I thought testing for overflow was quite simple?
Isn't it just a case of looking at the carry-bit, and seeing whether it gets set? If so, then the warning message would be a two-line patch to the code.

That said, I don't know enough about CPU internals to know what the carry-bits do with multiplication. (Addition/Subtraction overflows just change the carry-flag; Integer Division never suffers from overflows).


About the only way for bash to avoid it would be to include a full
arbitrary precision math library to evaluate these expressions itself.

I wasn't suggesting that! We have bc anyway. I was only suggesting that, when the CPU detects an overflow, bash could pass on the warning.

But that would slow the shell down by a large amount and it would make
the shell much bigger than it is today.  Both of those things would
cause people problems.  The entire reason cpus have math processors is
because these operations can be quite slow when done in software.

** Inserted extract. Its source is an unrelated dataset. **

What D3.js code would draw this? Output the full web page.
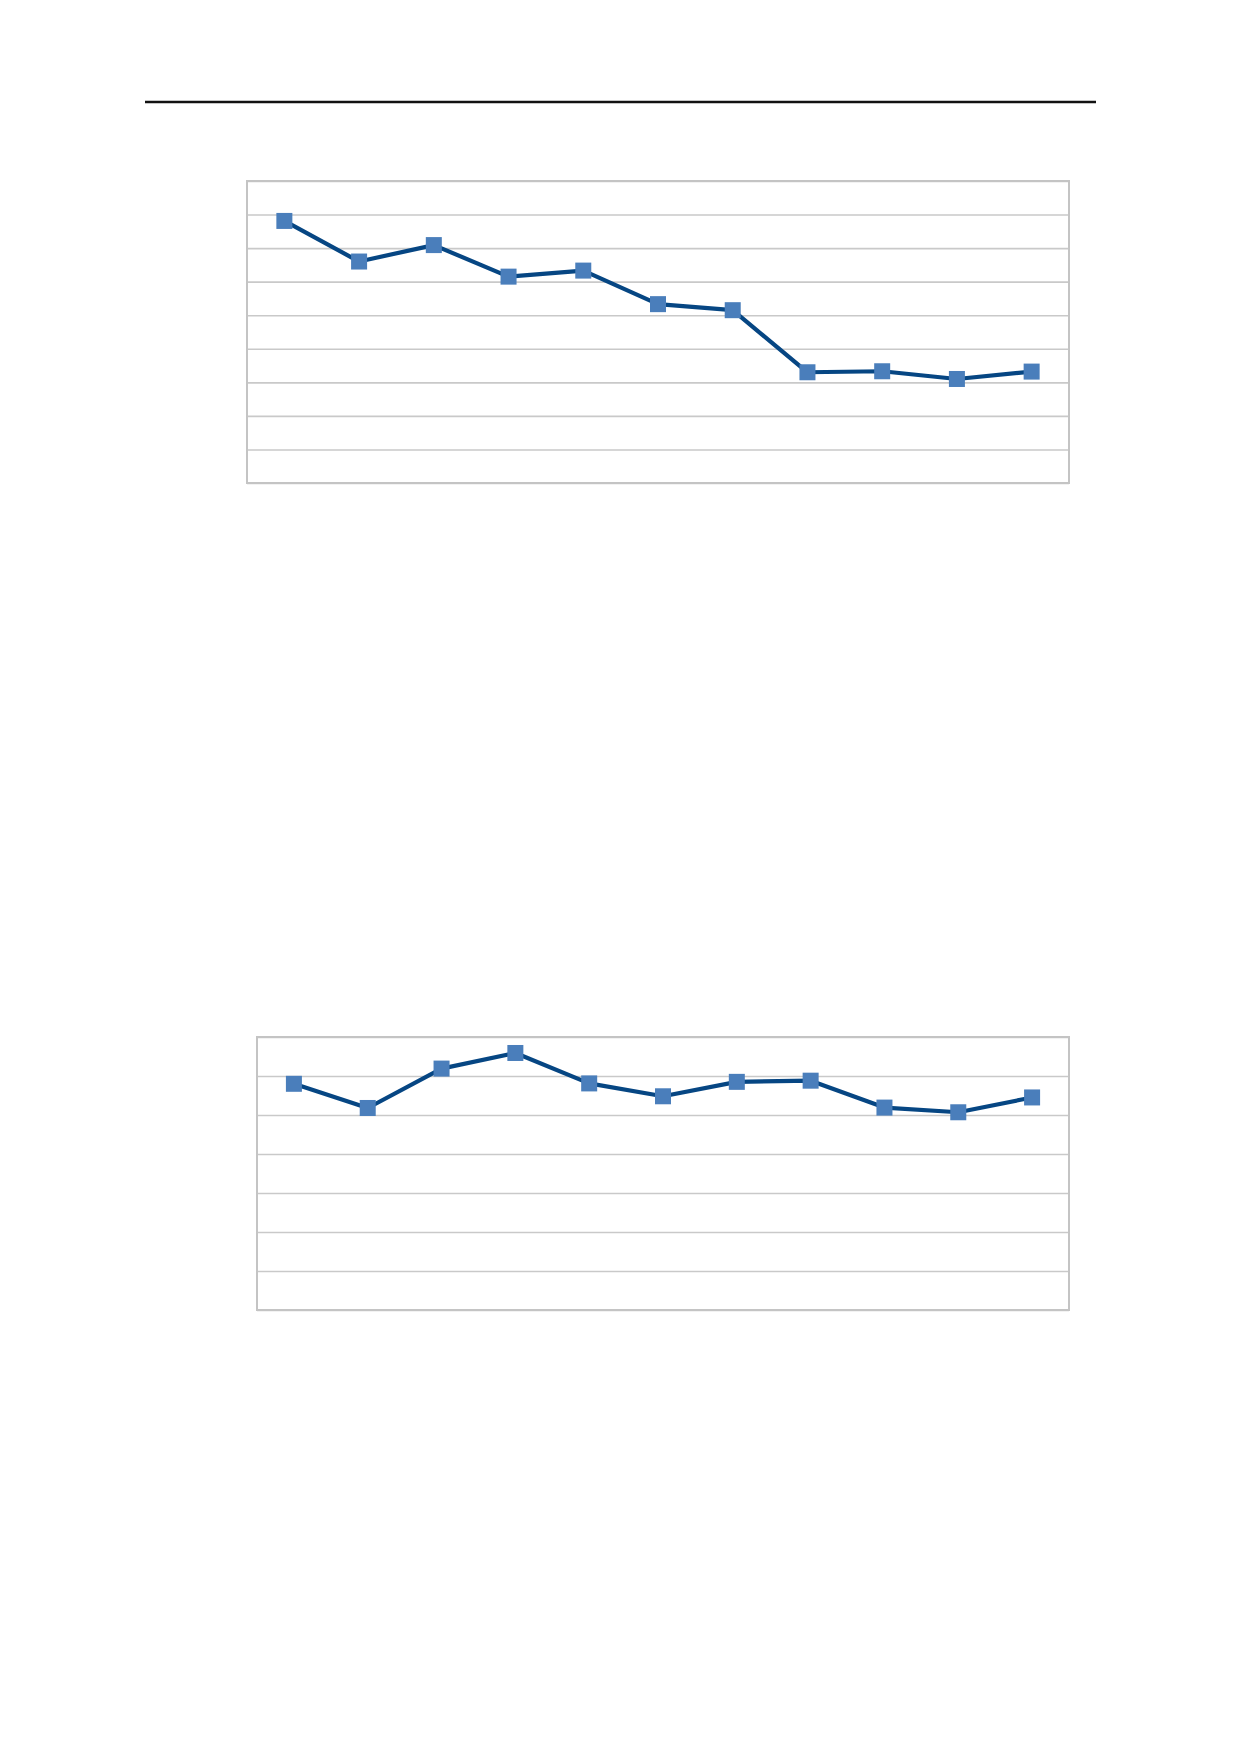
<!DOCTYPE html>
<html>
<head>
<meta charset="utf-8">
<script src="https://cdn.jsdelivr.net/npm/d3@7"></script>
<style>
  html, body { margin: 0; padding: 0; background: #fff; }
  svg { display: block; }
</style>
</head>
<body>
<svg id="page" width="1240" height="1754"></svg>
<script>
// Data (no axis labels are shown in the picture)
const categories = ["1", "2", "3", "4", "5", "6", "7", "8", "9", "10", "11"];
const series1 = [78.1, 66.0, 70.9, 61.5, 63.3, 53.3, 51.5, 33.0, 33.3, 31.0, 33.2];
const series2 = [58.0, 51.8, 61.9, 65.9, 58.1, 54.8, 58.5, 58.8, 51.9, 50.7, 54.5];
const yTicks1 = [0, 10, 20, 30, 40, 50, 60, 70, 80, 90];
const yTicks2 = [0, 10, 20, 30, 40, 50, 60, 70];

const svg = d3.select("#page");

// header rule
svg.append("line")
  .attr("x1", 145).attr("x2", 1096)
  .attr("y1", 102).attr("y2", 102)
  .attr("stroke", "#111").attr("stroke-width", 2.5);

function drawChart(box, values, ticks) {
  const g = svg.append("g");
  const x = d3.scaleBand().domain(categories).range([box.x0, box.x1]).padding(0);
  const y = d3.scaleLinear().domain([ticks[0], ticks[ticks.length - 1]]).range([box.y1, box.y0]);

  // gridlines
  const grid = g.append("g")
    .attr("transform", `translate(${box.x0},0)`)
    .call(d3.axisLeft(y).tickValues(ticks).tickSize(-(box.x1 - box.x0)).tickFormat(""));
  grid.select(".domain").remove();
  grid.selectAll(".tick line").attr("stroke", "#c9c9c9").attr("stroke-width", 1.6);

  // frame
  g.append("rect")
    .attr("x", box.x0).attr("y", box.y0)
    .attr("width", box.x1 - box.x0).attr("height", box.y1 - box.y0)
    .attr("fill", "none").attr("stroke", "#c4c4c4").attr("stroke-width", 2);

  const cx = d => x(d) + x.bandwidth() / 2;
  const pts = categories.map((c, i) => [cx(c), y(values[i])]);

  g.append("path")
    .attr("d", d3.line()(pts))
    .attr("fill", "none").attr("stroke", "#064683")
    .attr("stroke-width", 4.2).attr("stroke-linejoin", "round");

  const s = 16;
  g.selectAll("rect.m").data(pts).enter().append("rect")
    .attr("class", "m")
    .attr("x", d => d[0] - s / 2).attr("y", d => d[1] - s / 2)
    .attr("width", s).attr("height", s)
    .attr("fill", "#4a7ebb");
}

drawChart({x0: 247, x1: 1069, y0: 181, y1: 483}, series1, yTicks1);
drawChart({x0: 257, x1: 1069, y0: 1037, y1: 1310}, series2, yTicks2);
</script>
</body>
</html>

To give some additional weight to this, note that perl also uses the
underlying cpu for numerical computations.  So this is the same issue
as would be true in Perl.  Or in C/C++ too.

  perl -e 'printf("%d\n",4000000000*4000000000);'
  -2446744073709551616

Yes... but that's actually the %d doing it. Perl would automatically convert to a float. Eg

$ perl -e 'print(4000000000*4000000000);'
1.6e+19



Thanks very much for your explanation.